▶ [Information shown]:
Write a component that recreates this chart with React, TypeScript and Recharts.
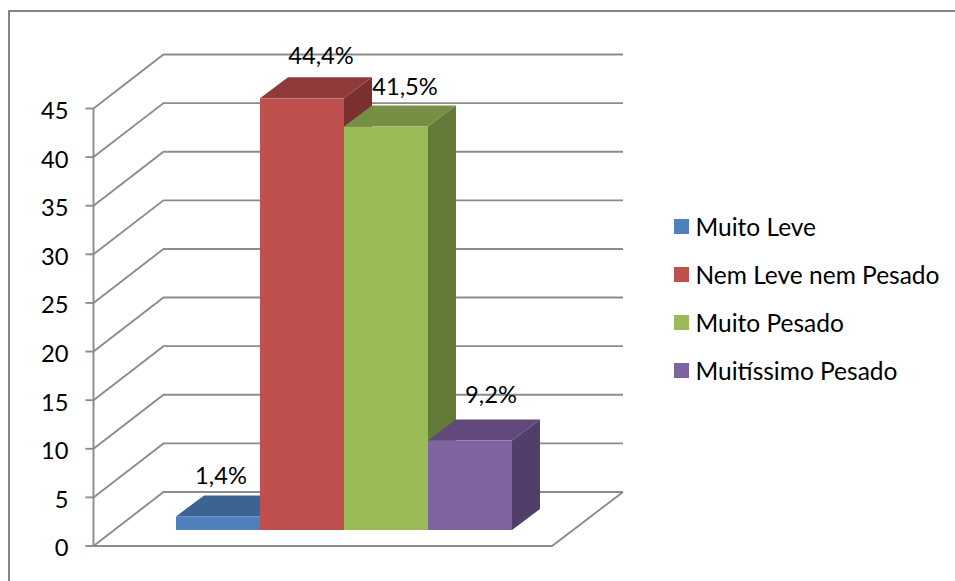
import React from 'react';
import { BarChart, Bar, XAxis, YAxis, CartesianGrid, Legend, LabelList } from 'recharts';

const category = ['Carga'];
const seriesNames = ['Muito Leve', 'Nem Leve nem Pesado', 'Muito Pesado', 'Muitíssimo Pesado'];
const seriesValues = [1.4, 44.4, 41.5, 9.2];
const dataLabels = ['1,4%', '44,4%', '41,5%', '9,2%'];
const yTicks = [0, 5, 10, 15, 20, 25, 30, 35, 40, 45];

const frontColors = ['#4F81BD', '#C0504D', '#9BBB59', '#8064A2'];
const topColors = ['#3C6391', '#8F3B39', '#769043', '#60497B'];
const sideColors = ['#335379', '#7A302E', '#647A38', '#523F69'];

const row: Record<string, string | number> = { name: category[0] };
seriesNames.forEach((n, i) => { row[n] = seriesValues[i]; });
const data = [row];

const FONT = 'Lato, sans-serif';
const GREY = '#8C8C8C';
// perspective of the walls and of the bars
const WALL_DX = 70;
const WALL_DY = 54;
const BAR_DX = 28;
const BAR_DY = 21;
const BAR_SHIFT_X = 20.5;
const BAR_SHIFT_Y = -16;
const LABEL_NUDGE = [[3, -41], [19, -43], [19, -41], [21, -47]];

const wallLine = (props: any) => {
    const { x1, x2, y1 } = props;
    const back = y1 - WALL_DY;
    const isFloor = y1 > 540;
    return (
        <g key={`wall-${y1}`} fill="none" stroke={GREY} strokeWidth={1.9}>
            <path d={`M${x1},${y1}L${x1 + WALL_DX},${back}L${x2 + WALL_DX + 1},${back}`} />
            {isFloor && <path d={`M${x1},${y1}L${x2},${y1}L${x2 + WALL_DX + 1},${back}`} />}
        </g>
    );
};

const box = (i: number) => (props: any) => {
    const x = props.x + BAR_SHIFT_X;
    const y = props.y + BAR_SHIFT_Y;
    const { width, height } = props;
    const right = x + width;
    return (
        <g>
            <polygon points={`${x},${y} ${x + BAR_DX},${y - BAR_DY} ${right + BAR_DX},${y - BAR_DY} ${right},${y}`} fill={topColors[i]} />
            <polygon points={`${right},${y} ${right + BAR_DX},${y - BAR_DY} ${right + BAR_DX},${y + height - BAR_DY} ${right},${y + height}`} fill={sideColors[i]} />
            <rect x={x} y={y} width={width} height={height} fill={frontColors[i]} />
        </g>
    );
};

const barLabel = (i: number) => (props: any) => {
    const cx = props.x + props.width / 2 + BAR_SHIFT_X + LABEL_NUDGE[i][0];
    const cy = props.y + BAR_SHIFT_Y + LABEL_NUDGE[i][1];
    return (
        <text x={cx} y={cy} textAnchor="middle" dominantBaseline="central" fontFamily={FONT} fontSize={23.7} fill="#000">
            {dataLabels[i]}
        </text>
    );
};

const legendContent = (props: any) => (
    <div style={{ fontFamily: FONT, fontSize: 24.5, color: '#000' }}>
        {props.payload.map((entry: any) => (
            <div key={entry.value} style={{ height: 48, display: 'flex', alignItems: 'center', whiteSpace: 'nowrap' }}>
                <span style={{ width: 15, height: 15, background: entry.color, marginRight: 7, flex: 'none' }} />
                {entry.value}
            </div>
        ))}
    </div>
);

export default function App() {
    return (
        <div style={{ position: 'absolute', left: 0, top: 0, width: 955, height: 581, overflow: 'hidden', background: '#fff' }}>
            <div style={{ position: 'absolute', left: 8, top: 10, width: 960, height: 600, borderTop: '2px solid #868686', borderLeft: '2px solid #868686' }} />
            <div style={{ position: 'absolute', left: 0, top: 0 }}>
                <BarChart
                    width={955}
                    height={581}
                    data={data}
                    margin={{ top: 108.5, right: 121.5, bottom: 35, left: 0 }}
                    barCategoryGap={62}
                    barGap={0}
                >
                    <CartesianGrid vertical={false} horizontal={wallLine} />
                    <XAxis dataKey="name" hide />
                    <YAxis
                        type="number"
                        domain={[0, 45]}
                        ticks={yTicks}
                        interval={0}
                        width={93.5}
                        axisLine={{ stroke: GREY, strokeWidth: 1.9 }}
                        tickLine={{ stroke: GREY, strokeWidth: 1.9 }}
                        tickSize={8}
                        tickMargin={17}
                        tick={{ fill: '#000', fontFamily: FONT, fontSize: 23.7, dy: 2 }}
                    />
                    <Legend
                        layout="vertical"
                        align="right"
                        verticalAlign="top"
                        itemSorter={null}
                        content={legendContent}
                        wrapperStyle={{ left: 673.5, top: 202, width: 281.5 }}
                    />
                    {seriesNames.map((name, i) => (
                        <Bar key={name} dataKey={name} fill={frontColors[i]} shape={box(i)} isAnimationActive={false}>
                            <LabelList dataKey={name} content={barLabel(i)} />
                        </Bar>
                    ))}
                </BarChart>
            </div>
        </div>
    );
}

▶ [Challenge]: Retype each line of the listing above word for word. Exclude the pictures.

▶ [Correct response]:
Write a component that recreates this chart with React, TypeScript and Recharts.
import React from 'react';
import { BarChart, Bar, XAxis, YAxis, CartesianGrid, Legend, LabelList } from 'recharts';

const category = ['Carga'];
const seriesNames = ['Muito Leve', 'Nem Leve nem Pesado', 'Muito Pesado', 'Muitíssimo Pesado'];
const seriesValues = [1.4, 44.4, 41.5, 9.2];
const dataLabels = ['1,4%', '44,4%', '41,5%', '9,2%'];
const yTicks = [0, 5, 10, 15, 20, 25, 30, 35, 40, 45];

const frontColors = ['#4F81BD', '#C0504D', '#9BBB59', '#8064A2'];
const topColors = ['#3C6391', '#8F3B39', '#769043', '#60497B'];
const sideColors = ['#335379', '#7A302E', '#647A38', '#523F69'];

const row: Record<string, string | number> = { name: category[0] };
seriesNames.forEach((n, i) => { row[n] = seriesValues[i]; });
const data = [row];

const FONT = 'Lato, sans-serif';
const GREY = '#8C8C8C';
// perspective of the walls and of the bars
const WALL_DX = 70;
const WALL_DY = 54;
const BAR_DX = 28;
const BAR_DY = 21;
const BAR_SHIFT_X = 20.5;
const BAR_SHIFT_Y = -16;
const LABEL_NUDGE = [[3, -41], [19, -43], [19, -41], [21, -47]];

const wallLine = (props: any) => {
    const { x1, x2, y1 } = props;
    const back = y1 - WALL_DY;
    const isFloor = y1 > 540;
    return (
        <g key={`wall-${y1}`} fill="none" stroke={GREY} strokeWidth={1.9}>
            <path d={`M${x1},${y1}L${x1 + WALL_DX},${back}L${x2 + WALL_DX + 1},${back}`} />
            {isFloor && <path d={`M${x1},${y1}L${x2},${y1}L${x2 + WALL_DX + 1},${back}`} />}
        </g>
    );
};

const box = (i: number) => (props: any) => {
    const x = props.x + BAR_SHIFT_X;
    const y = props.y + BAR_SHIFT_Y;
    const { width, height } = props;
    const right = x + width;
    return (
        <g>
            <polygon points={`${x},${y} ${x + BAR_DX},${y - BAR_DY} ${right + BAR_DX},${y - BAR_DY} ${right},${y}`} fill={topColors[i]} />
            <polygon points={`${right},${y} ${right + BAR_DX},${y - BAR_DY} ${right + BAR_DX},${y + height - BAR_DY} ${right},${y + height}`} fill={sideColors[i]} />
            <rect x={x} y={y} width={width} height={height} fill={frontColors[i]} />
        </g>
    );
};

const barLabel = (i: number) => (props: any) => {
    const cx = props.x + props.width / 2 + BAR_SHIFT_X + LABEL_NUDGE[i][0];
    const cy = props.y + BAR_SHIFT_Y + LABEL_NUDGE[i][1];
    return (
        <text x={cx} y={cy} textAnchor="middle" dominantBaseline="central" fontFamily={FONT} fontSize={23.7} fill="#000">
            {dataLabels[i]}
        </text>
    );
};

const legendContent = (props: any) => (
    <div style={{ fontFamily: FONT, fontSize: 24.5, color: '#000' }}>
        {props.payload.map((entry: any) => (
            <div key={entry.value} style={{ height: 48, display: 'flex', alignItems: 'center', whiteSpace: 'nowrap' }}>
                <span style={{ width: 15, height: 15, background: entry.color, marginRight: 7, flex: 'none' }} />
                {entry.value}
            </div>
        ))}
    </div>
);

export default function App() {
    return (
        <div style={{ position: 'absolute', left: 0, top: 0, width: 955, height: 581, overflow: 'hidden', background: '#fff' }}>
            <div style={{ position: 'absolute', left: 8, top: 10, width: 960, height: 600, borderTop: '2px solid #868686', borderLeft: '2px solid #868686' }} />
            <div style={{ position: 'absolute', left: 0, top: 0 }}>
                <BarChart
                    width={955}
                    height={581}
                    data={data}
                    margin={{ top: 108.5, right: 121.5, bottom: 35, left: 0 }}
                    barCategoryGap={62}
                    barGap={0}
                >
                    <CartesianGrid vertical={false} horizontal={wallLine} />
                    <XAxis dataKey="name" hide />
                    <YAxis
                        type="number"
                        domain={[0, 45]}
                        ticks={yTicks}
                        interval={0}
                        width={93.5}
                        axisLine={{ stroke: GREY, strokeWidth: 1.9 }}
                        tickLine={{ stroke: GREY, strokeWidth: 1.9 }}
                        tickSize={8}
                        tickMargin={17}
                        tick={{ fill: '#000', fontFamily: FONT, fontSize: 23.7, dy: 2 }}
                    />
                    <Legend
                        layout="vertical"
                        align="right"
                        verticalAlign="top"
                        itemSorter={null}
                        content={legendContent}
                        wrapperStyle={{ left: 673.5, top: 202, width: 281.5 }}
                    />
                    {seriesNames.map((name, i) => (
                        <Bar key={name} dataKey={name} fill={frontColors[i]} shape={box(i)} isAnimationActive={false}>
                            <LabelList dataKey={name} content={barLabel(i)} />
                        </Bar>
                    ))}
                </BarChart>
            </div>
        </div>
    );
}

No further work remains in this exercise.